Groucho Marx once said he didn't want to belong to a club which would have him as a member, but he may have made an exception for the Groucho Club, a private London showbiz hangout founded three years ago in honor of Marx's membership dictum. According to manager Liam Carson, Prince Edward is eager to become a full Groucho-ite joining members Julie Christie, John Cleese and Paul Simon. "He has asked," says Carson, "and we're thinking about it." The theatrically inclined Edward, who works nearby at the Palace Theatre as a production assistant for Andrew Lloyd Webber's The Really Useful Company, has become a regular Groucho guest at lunch.
Nearly two years after its scheduled release, Brooke Shields
's Brenda Starr movie, based on the comic strip, just may open in early 1989. She plays the flame-haired reporter, and Timothy (The Living Daylights) Dalton is Basil St. James, her eye-patch-wearing knight in a shining serge suit. The release was held up by legal wranglings between the distributor, New World, and the producers. Now New World head Bob Rehme says, "We've resolved the differences." Director Robert Ellis (Reuben, Reuben) Miller says, "I forget what they were fighting about. But I really like the movie, and I want to see it out."
Henry Winkler, for whom the Fonz is but a dim memory, will direct Tom Hanks in Disney's Turner and Hooch, a movie about a detective and his dog. Shooting will start early next year. Winkler's maiden effort as a movie director, Memories of Me with Billy Crystal and Alan King, opens this week.

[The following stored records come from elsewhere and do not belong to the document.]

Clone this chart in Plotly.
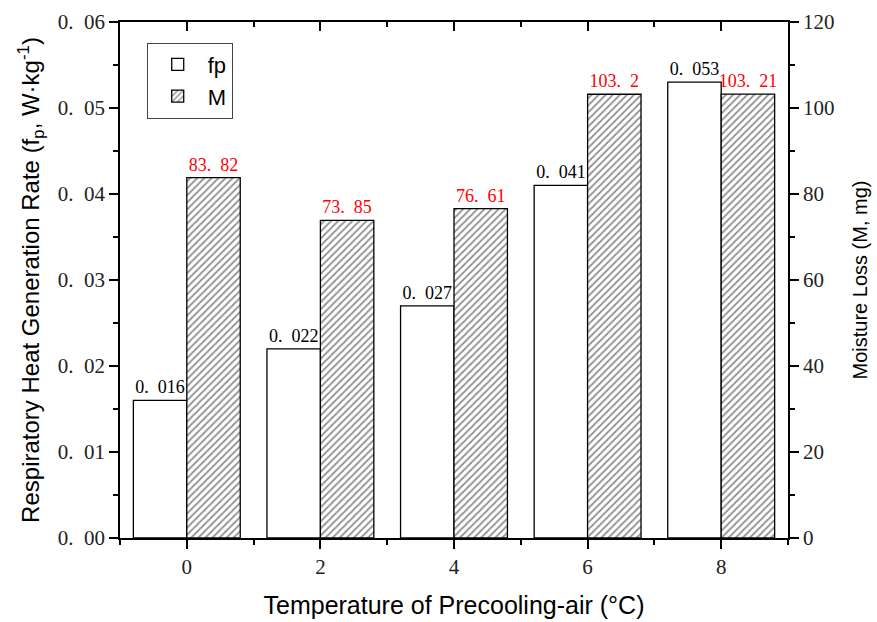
import plotly.graph_objects as go

temps = [0, 2, 4, 6, 8]
fp = [0.016, 0.022, 0.027, 0.041, 0.053]
moisture = [83.82, 73.85, 76.61, 103.2, 103.21]
fp_labels = ["0.\u2002016", "0.\u2002022", "0.\u2002027", "0.\u2002041", "0.\u2002053"]
m_labels = ["83.\u200282", "73.\u200285", "76.\u200261", "103.\u20022", "103.\u200221"]
y1_ticks = [0, 0.01, 0.02, 0.03, 0.04, 0.05, 0.06]
y1_ticktext = ["0.\u200200", "0.\u200201", "0.\u200202", "0.\u200203", "0.\u200204", "0.\u200205", "0.\u200206"]
y2_ticks = [0, 20, 40, 60, 80, 100, 120]

serif = "Liberation Serif"
sans = "Liberation Sans"

fig = go.Figure()
fig.add_trace(go.Bar(
    x=temps, y=fp, name="fp", offset=-0.8, width=0.8,
    marker=dict(color="white", line=dict(color="black", width=1.3)),
    text=fp_labels, textposition="outside", cliponaxis=False, constraintext="none",
    textfont=dict(family=serif, size=18, color="black"),
    yaxis="y",
))
fig.add_trace(go.Bar(
    x=temps, y=moisture, name="M", offset=0, width=0.8,
    marker=dict(color="white", line=dict(color="black", width=1.3),
                pattern=dict(shape="/", fgcolor="#222222", bgcolor="white", size=5, solidity=0.35)),
    text=m_labels, textposition="outside", cliponaxis=False, constraintext="none",
    textfont=dict(family=serif, size=18, color="red"),
    yaxis="y2",
))
# invisible trace to anchor the top (mirrored) axis with inward ticks
fig.add_trace(go.Scatter(x=temps, y=[None] * len(temps), xaxis="x2", yaxis="y",
                         showlegend=False, hoverinfo="skip"))

axis_common = dict(showline=True, linecolor="black", linewidth=1.5, showgrid=False,
                   zeroline=False, ticks="outside", ticklen=9, tickwidth=1.5, tickcolor="black",
                   automargin=False,
                   tickfont=dict(family=serif, size=21, color="#222"))

fig.update_layout(
    width=877, height=622,
    margin=dict(l=120, r=89, t=22, b=84),
    plot_bgcolor="white", paper_bgcolor="white",
    showlegend=True,
    legend=dict(x=0.04, y=0.96, xanchor="left", yanchor="top",
                bordercolor="#444", borderwidth=1, bgcolor="white",
                font=dict(family=sans, size=22, color="black"),
                itemwidth=50, tracegroupgap=0),
    xaxis=dict(range=[-1, 9], tickvals=temps, **axis_common,
               minor=dict(dtick=1, ticks="outside", ticklen=5, tickwidth=1.5, tickcolor="black"),
               title=dict(text="Temperature of Precooling-air (°C)",
                          font=dict(family=sans, size=25, color="black"), standoff=19)),
    xaxis2=dict(range=[-1, 9], overlaying="x", side="top", showline=True, linecolor="black",
                linewidth=1.5, tickvals=temps, ticks="inside", ticklen=9, tickwidth=1.5,
                tickcolor="black", showticklabels=False, showgrid=False, zeroline=False,
                automargin=False,
                minor=dict(dtick=1, ticks="inside", ticklen=5, tickwidth=1.5, tickcolor="black")),
    yaxis=dict(range=[0, 0.06], tickvals=y1_ticks, ticktext=y1_ticktext, **axis_common,
               minor=dict(dtick=0.005, ticks="outside", ticklen=5, tickwidth=1.5, tickcolor="black"),
               title=dict(text="Respiratory Heat Generation Rate (f<sub>p</sub>, W·kg<sup>-1</sup>)",
                          font=dict(family=sans, size=24, color="black"), standoff=11)),
    yaxis2=dict(range=[0, 120], tickvals=y2_ticks, overlaying="y", side="right", **axis_common,
                minor=dict(dtick=10, ticks="outside", ticklen=5, tickwidth=1.5, tickcolor="black"),
                title=dict(text="Moisture Loss (M, mg)",
                           font=dict(family=sans, size=20, color="black"), standoff=20)),
)

fig.write_html("out.html")
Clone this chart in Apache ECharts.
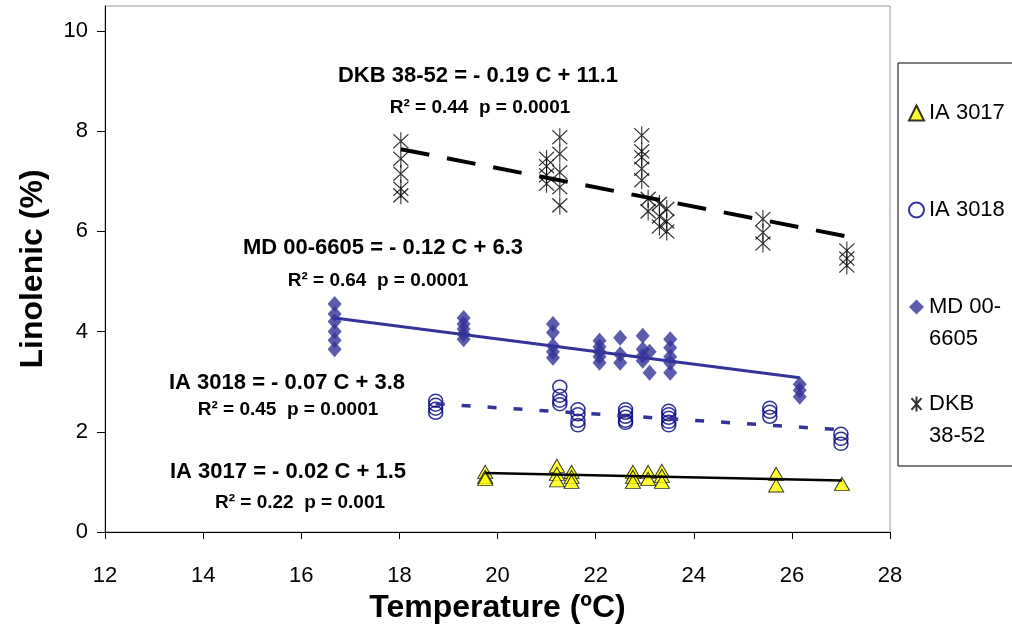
<!DOCTYPE html>
<html lang="en">
<head>
<meta charset="UTF-8">
<title>Linolenic vs Temperature</title>
<script src="https://cdn.jsdelivr.net/npm/echarts@6.0.0/dist/echarts.min.js"></script>
<style>
  html, body { margin: 0; padding: 0; background: #fff; }
  #chart { width: 1012px; height: 630px; }
</style>
</head>
<body>
<div id="chart"></div>
<script type="text/javascript">
// series points [temperature, linolenic]
var ia3017 = [
  [19.75, 1.2], [19.75, 1.1], [19.75, 1.06],
  [21.21, 1.32], [21.21, 1.16], [21.21, 1.03],
  [21.51, 1.2], [21.51, 1.1], [21.51, 1.0],
  [22.76, 1.2], [22.76, 1.1], [22.76, 1.0],
  [23.07, 1.2], [23.07, 1.06],
  [23.35, 1.22], [23.35, 1.12], [23.35, 1.0],
  [25.68, 1.16], [25.68, 0.93],
  [27.02, 0.96]
];
var ia3018 = [
  [18.74, 2.62], [18.74, 2.54], [18.74, 2.46], [18.74, 2.38],
  [21.27, 2.9], [21.27, 2.72], [21.27, 2.62], [21.27, 2.55],
  [21.64, 2.45], [21.64, 2.35], [21.64, 2.22], [21.64, 2.13],
  [22.61, 2.45], [22.61, 2.38], [22.61, 2.3], [22.61, 2.22], [22.61, 2.18],
  [23.49, 2.42], [23.49, 2.35], [23.49, 2.28], [23.49, 2.2], [23.49, 2.13],
  [25.55, 2.48], [25.55, 2.4], [25.55, 2.3],
  [27.0, 1.96], [27.0, 1.86], [27.0, 1.76]
];
var md006605 = [
  [16.68, 4.55], [16.68, 4.35], [16.68, 4.2], [16.68, 4.0], [16.68, 3.83], [16.68, 3.65],
  [19.31, 4.27], [19.31, 4.15], [19.31, 4.05], [19.31, 3.95], [19.31, 3.85],
  [21.13, 4.15], [21.13, 3.98], [21.13, 3.72], [21.13, 3.6], [21.13, 3.48],
  [22.08, 3.82], [22.08, 3.7], [22.08, 3.6], [22.08, 3.5], [22.08, 3.38],
  [22.5, 3.88], [22.5, 3.55], [22.5, 3.38],
  [22.96, 3.92], [22.96, 3.65], [22.96, 3.52], [22.96, 3.42],
  [23.1, 3.6], [23.1, 3.18],
  [23.52, 3.85], [23.52, 3.68], [23.52, 3.5], [23.52, 3.38], [23.52, 3.18],
  [26.16, 2.95], [26.16, 2.83], [26.16, 2.7]
];
var dkb3852 = [
  [18.03, 7.8], [18.03, 7.45], [18.03, 7.15], [18.03, 6.85], [18.03, 6.72],
  [21.0, 7.45], [21.0, 7.3], [21.0, 7.12], [21.0, 6.95],
  [21.27, 7.88], [21.27, 7.55], [21.27, 7.18], [21.27, 6.88], [21.27, 6.52],
  [22.94, 7.92], [22.94, 7.6], [22.94, 7.48], [22.94, 7.25], [22.94, 7.02],
  [23.07, 6.65], [23.07, 6.4],
  [23.3, 6.55], [23.3, 6.3], [23.3, 6.1],
  [23.45, 6.45], [23.45, 6.2], [23.45, 6.0],
  [25.41, 6.25], [25.41, 5.98], [25.41, 5.76],
  [27.12, 5.62], [27.12, 5.46], [27.12, 5.32]
];

// trend line end points
var trend3017 = [[19.75, 1.18], [27.02, 1.03]];
var trend3018 = [[18.74, 2.56], [27.0, 2.04]];
var trendMD = [[16.68, 4.27], [26.16, 3.08]];
var trendDKB = [[18.03, 7.64], [27.12, 5.9]];

var seriesNames = ['IA 3017', 'IA 3018', 'MD 00-6605', 'DKB 38-52'];
var legendText = {
  'IA 3017': '\nIA 3017\n',
  'IA 3018': '\nIA 3018\n',
  'MD 00-6605': '\nMD 00-\n6605',
  'DKB 38-52': '\nDKB\n38-52'
};

var equations = [
  'DKB 38-52 = - 0.19 C + 11.1',
  'MD 00-6605 = - 0.12 C + 6.3',
  'IA 3018 = - 0.07 C + 3.8',
  'IA 3017 = - 0.02 C + 1.5'
];
var stats = [
  'R² = 0.44  p = 0.0001',
  'R² = 0.64  p = 0.0001',
  'R² = 0.45  p = 0.0001',
  'R² = 0.22  p = 0.001'
];

var yTicks = [0, 2, 4, 6, 8, 10];

var FONT = 'Liberation Sans, Arial, sans-serif';
var asterisk = 'path://M0 2L12 16M12 2L0 16M6 0L6 18';

// where each equation / stats line sits (centre x, centre y)
var eqPos = [[478, 76], [383, 248], [287, 383], [288, 472]];
var stPos = [[480, 108], [378, 281], [288, 410], [300, 503]];

var graphics = [];
for (var i = 0; i < equations.length; i++) {
  graphics.push({
    type: 'text', x: eqPos[i][0], y: eqPos[i][1], z: 100,
    style: { text: equations[i], fill: '#000', font: 'bold 22px ' + FONT,
      textAlign: 'center', textVerticalAlign: 'middle' }
  });
  graphics.push({
    type: 'text', x: stPos[i][0], y: stPos[i][1], z: 100,
    style: { text: stats[i], fill: '#000', font: 'bold 19px ' + FONT,
      textAlign: 'center', textVerticalAlign: 'middle' }
  });
}

var chart = echarts.init(document.getElementById('chart'));

var option = {
  animation: false,
  backgroundColor: '#fff',
  textStyle: { fontFamily: FONT },
  grid: {
    left: 105, right: 122, top: 6, bottom: 98,
    show: true, borderColor: '#9a9a9a', borderWidth: 1
  },
  legend: {
    orient: 'vertical',
    left: 898, top: 63,
    data: seriesNames,
    itemWidth: 15, itemHeight: 15, itemGap: 1,
    padding: [2, 40, 14, 10],
    borderColor: '#000', borderWidth: 1,
    formatter: function (name) { return legendText[name]; },
    textStyle: { fontSize: 22, lineHeight: 32, color: '#000', fontFamily: FONT }
  },
  xAxis: {
    type: 'value', min: 12, max: 28, interval: 2,
    name: 'Temperature (ºC)', nameLocation: 'middle', nameGap: 57,
    nameTextStyle: { fontSize: 32, fontWeight: 'bold', color: '#000', fontFamily: FONT },
    axisLine: { lineStyle: { color: '#000', width: 1 } },
    axisTick: { show: true, length: 7, lineStyle: { color: '#000' } },
    axisLabel: { fontSize: 22, color: '#000', margin: 33, fontFamily: FONT },
    splitLine: { show: false }
  },
  yAxis: {
    type: 'value', min: 0, max: 10.5,
    name: 'Linolenic (%)', nameLocation: 'middle', nameGap: 56,
    nameTextStyle: { fontSize: 32, fontWeight: 'bold', color: '#000', fontFamily: FONT },
    axisLine: { show: true, lineStyle: { color: '#000', width: 1 } },
    axisTick: { show: true, length: 8, customValues: yTicks, lineStyle: { color: '#000' } },
    axisLabel: { fontSize: 22, color: '#000', margin: 17, customValues: yTicks, fontFamily: FONT },
    splitLine: { show: false }
  },
  graphic: graphics,
  series: [
    {
      name: 'IA 3017', type: 'scatter', data: ia3017,
      symbol: 'triangle', symbolSize: [15, 13],
      itemStyle: { color: '#ffff00', borderColor: '#000', borderWidth: 1 }, z: 3
    },
    {
      name: 'IA 3018', type: 'scatter', data: ia3018,
      symbol: 'circle', symbolSize: [14, 13],
      itemStyle: { color: 'rgba(255,255,255,0)', borderColor: '#000080', borderWidth: 1.5 }, z: 3
    },
    {
      name: 'MD 00-6605', type: 'scatter', data: md006605,
      symbol: 'diamond', symbolSize: [14, 16],
      itemStyle: { color: '#333399' }, z: 3
    },
    {
      name: 'DKB 38-52', type: 'scatter', data: dkb3852,
      symbol: asterisk, symbolSize: [15, 18],
      itemStyle: { color: 'rgba(255,255,255,0)', borderColor: '#000', borderWidth: 1.2 }, z: 3
    },
    {
      name: 'trend 3017', type: 'line', data: trend3017, symbol: 'none', z: 5,
      lineStyle: { color: '#000', width: 2.5 }
    },
    {
      name: 'trend 3018', type: 'line', data: trend3018, symbol: 'none', z: 5,
      lineStyle: { color: '#333399', width: 3.5, type: [9, 17] }
    },
    {
      name: 'trend MD', type: 'line', data: trendMD, symbol: 'none', z: 5,
      lineStyle: { color: '#333399', width: 3 }
    },
    {
      name: 'trend DKB', type: 'line', data: trendDKB, symbol: 'none', z: 5,
      lineStyle: { color: '#000', width: 4, type: [29, 18] }
    }
  ]
};

chart.setOption(option);
</script>
</body>
</html>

Both ABC and CBS could have saved a lot on those six-figure wardrobe budgets for their Liberace TV movies if they'd featured Liberace at home. His longtime publicist, Jamie James, says Liberace wore plain, often old, clothes and little jewelry when he wasn't performing. Sometimes he didn't change his pants for a week or would wear the same sweat suit for two weeks. James says Liberace's housekeepers had to sneak his clothes into the wash.
Shirley MacLaine, who doesn't play the piano, apparently didn't channel up the late Arthur Rubinstein's help for her role as an eccentric keyboard teacher in Madame Sousatzka, the Cineplex Odeon/Universal movie opening Oct. 14. Instead, classical pianist Yonty Solomon was asked to teach her to fake it convincingly as she fingered a dummy keyboard. "She picked it up quickly because she is a dancer," says Solomon. "Basically she choreographed her fingers to the music. It could take her 10 years to learn to play what she learned to look like she was playing in 10 hours."
Some cameo roles are louder than others. In the forthcoming film version of Tama Janowitz's Slaves of New York, occasional Late Show fashion commentator Diane Brill, mostly known for hanging out in New York nightclubs, shows up jogging in Central Park wearing black capri pants, leather wrestling boots and a fitted green T-shirt. "I'll probably be in 3-D," says the voluptuous Brill. In real life, she is taking time off from her perpetual party-going to write an advice book titled, not at all tentatively, Boobs, Boys and High Heels: Or How to Get Dressed in Under Six Hours.